Perhaps I should have stopped what I was doing when I saw the name of the country I was sending the money to for the next mystery shopper: the Philippines. It did make me wonder just a little bit. But then again one of my mailing envelopes had a return address of Canada on it. It was an international business I was working for (or so I believed), so the international nature of using Western Union in and of itself didn't prevent me from continuing.
And that's the definition of a scam, folks! The criminals fly just enough inside the perimeter of believability to fool people into trusting their motives.
I have reported the fraud to my local police department, providing all of the e-mail and hard-copy correspondence along with my Western Union receipt.
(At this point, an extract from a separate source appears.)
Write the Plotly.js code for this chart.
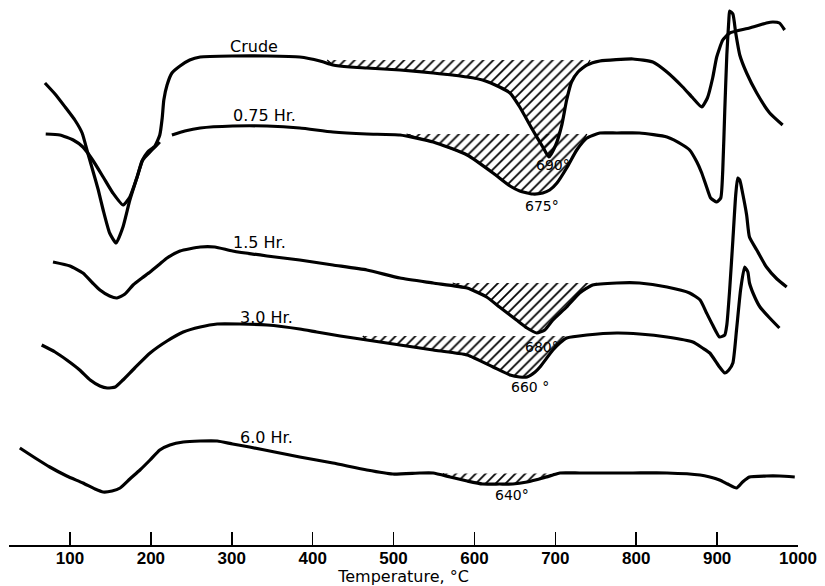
<!DOCTYPE html>
<html>
<head>
<meta charset="utf-8">
<script src="https://cdn.plot.ly/plotly-3.0.1.min.js"></script>
<style>html,body{margin:0;padding:0;background:#fff;}#chart{width:825px;height:586px;}</style>
</head>
<body>
<div id="chart"></div>
<script>
// Temperature (°C) and DTA deflection (arbitrary units)
const tempCrude = [69,81.5,94,106,115,122,128,135,141,149,157,165.5,174,183,189,196,205,211,214,216,220,226,236,248,261,301,343.5,384,409,425,446,467,508,549,591,610,631,644,656,672,684.5,692,700.5,708,714,720,728,739,755,796,820.5,838,857.5,870,881,888,894.5,899.5,907,915.5,940,961,969,977,983.5];
const dtaCrude  = [462,451,438,425,412,392,375,355,335,312,302,318,345,368,384,393,399,410,427,445,460,472,479,485,488,489,489,488,484,480,478,477,475,472,468,465,458,452,438,415,398,388,400,420,445,463,473,480,484,486,483,473,458,447,438,447,467,488,505,512,517,522,523,522,515];

const temp075 = [70,87.5,104,116,128,141,153,165.5,174,183,190,199,207.5,211,null,226,242,261,301,343.5,384,425,467,508,549,591,623,644,656,672,684.5,693,702,714,726.5,739,755,776,804,838,857.5,866,875,881,887,892,899.5,904.5,907,909.5,912,914.5,915.5,919.5,923,928,936.5,949,965,981];
const dta075  = [411,410,405,398,385,368,352,340,348,368,385,393,400,403,null,410,414,417,419,419,417,413,411,410,403,390,372,359,354,351,352,355,362,377,395,407,412,412,412,408,400,395,383,372,358,347,343,347,375,435,490,525,534,531,512,490,472,452,432,420];

const temp15 = [79,100,116,128,137,149,158,168,178,189,199,211,220,236,261,279,301,343.5,384,425,467,508,549,591,615,631,652,665,677,687,697,714,730,746,776,804,838,866,879,887,894.5,903,909.5,912,915.5,919.5,923,925.5,928,931.5,936.5,940,949,961,974,986];
const dta15  = [283,279,272,262,255,249,247,251,260,267,273,281,287,294,298,298,294,289,285,280,275,267,262,257,248,238,225,217,212,215,225,238,252,260,262,262,258,252,245,232,220,208,210,220,255,305,350,367,365,352,330,308,295,278,266,258];

const temp30 = [65,81.5,96,112,125,137,146,156,165.5,180,199,220,240,261,282,310,343.5,384,405,434,467,508,549,591,623,644,656,665,675,681,697,705.5,714,739,776,804,838,870,882,891,903,909.5,914.5,919.5,924,929,934,938,940,946.5,953,965,977];
const dta30  = [200,193,185,175,165,159,157,158,165,177,192,204,213,218,221,221,220,216,213,209,205,200,195,190,178,170,168,168,173,178,195,202,207,210,212,211,208,203,197,192,178,172,175,182,215,255,278,273,262,248,238,227,217];

const temp60 = [38,57,75,96,116,131,141,152,162,174,186.5,199,211,223.5,240,261,282,301,322,353,384,425,467,499,532.5,549,570,591,610,631,647.5,665,684.5,697,705.5,730,755,796,838,879,891,903,913,924,931.5,940,961,977,996];
const dta60  = [97,87,78,69,62,56,53,54,57,66,75,85,95,100,103,104,104,101,98,93,88,82,75,71,72,72,68,64,61,61,61,63,67,70,72,72,72,72,72,70,68,65,61,57,63,68,69,69,68];

// Hatched peak areas: start / end temperature and baseline level
const hatchNames = ["Crude","0.75 Hr.","1.5 Hr.","3.0 Hr.","6.0 Hr."];
const hatchStart = [418,516,573,462,561];
const hatchEnd   = [743,739,751,726.5,699];
const hatchBase  = [485,411,262,209,71.5];

// Curve labels
const labelText = ["Crude","0.75 Hr.","1.5 Hr.","3.0 Hr.","6.0 Hr."];
const labelTemp = [327,340,334,343.5,343.5];
const labelDta  = [499,430,303,228,108];

// Peak temperature labels
const peakText = ["690°","675°","680°","660 °","640°"];
const peakTemp = [697,683,683,668.5,646];
const peakDta  = [380,339,198,158,50];

const tickVals = [100,200,300,400,500,600,700,800,900,1000];
const tickText = ["100","200","300","400","500","600","700","800","900","1000"];

const series = [[tempCrude,dtaCrude],[temp075,dta075],[temp15,dta15],[temp30,dta30],[temp60,dta60]];

const traces = [];
series.forEach((s,i) => {
  const xs = [hatchStart[i]], ys = [hatchBase[i]];
  s[0].forEach((t,j) => {
    if (t !== null && t > hatchStart[i] && t < hatchEnd[i]) { xs.push(t); ys.push(s[1][j]); }
  });
  xs.push(hatchEnd[i]); ys.push(hatchBase[i]);
  traces.push({
    x: xs, y: ys, type: 'scatter', mode: 'lines', fill: 'toself',
    fillcolor: 'rgba(255,255,255,0)',
    fillpattern: {shape: '/', size: 7, solidity: 0.25, fgcolor: '#000', bgcolor: 'rgba(255,255,255,0)'},
    line: {color: '#000', width: 1.3}, hoverinfo: 'skip', showlegend: false
  });
});
series.forEach((s,i) => {
  traces.push({
    x: s[0], y: s[1], type: 'scatter', mode: 'lines', name: labelText[i],
    connectgaps: false,
    line: {color: '#000', width: 3.2, shape: 'spline', smoothing: 0.5},
    showlegend: false
  });
});

const annotations = [];
labelText.forEach((t,i) => annotations.push({
  x: labelTemp[i], y: labelDta[i], text: t, showarrow: false,
  font: {family: 'DejaVu Sans', size: 16, color: '#000'}
}));
peakText.forEach((t,i) => annotations.push({
  x: peakTemp[i], y: peakDta[i], text: t, showarrow: false,
  font: {family: 'DejaVu Sans', size: 14, color: '#000'}
}));

const layout = {
  width: 825, height: 586,
  margin: {l: 9, r: 27, t: 0, b: 41},
  paper_bgcolor: '#fff', plot_bgcolor: '#fff',
  showlegend: false,
  xaxis: {
    range: [24.6, 1000], tickvals: tickVals, ticktext: tickText,
    ticks: 'inside', ticklen: 13, tickwidth: 1.5, tickcolor: '#000',
    showline: true, linecolor: '#000', linewidth: 2,
    showgrid: false, zeroline: false, automargin: false,
    ticklabelstandoff: -3,
    tickfont: {family: 'Liberation Sans', size: 17, weight: 'bold', color: '#000'},
    title: {text: 'Temperature, °C', font: {family: 'DejaVu Sans', size: 16, color: '#000'}, standoff: 2}
  },
  yaxis: {range: [0, 545], visible: false, showgrid: false, zeroline: false},
  annotations: annotations
};

Plotly.newPlot('chart', traces, layout, {displayModeBar: false, staticPlot: true});
</script>
</body>
</html>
I have no protection from my bank in case of fraud, and I am awaiting a reply from my home insurance company about whether or not I can file a claim for theft by fraud. I conducted my communication with the mystery-shopper company while at home.
This is only the beginning. You can bank on that! Today I am almost $3,000 poorer yet unquestionably wiser. I feel violated, and I feel like an idiot. But I am grateful it wasn't more money, and I soothe myself -- misery loves company -- by reminding myself that I'm not alone. I don't wish this on anyone else. I just want to nail those sons of bitches and get my money back.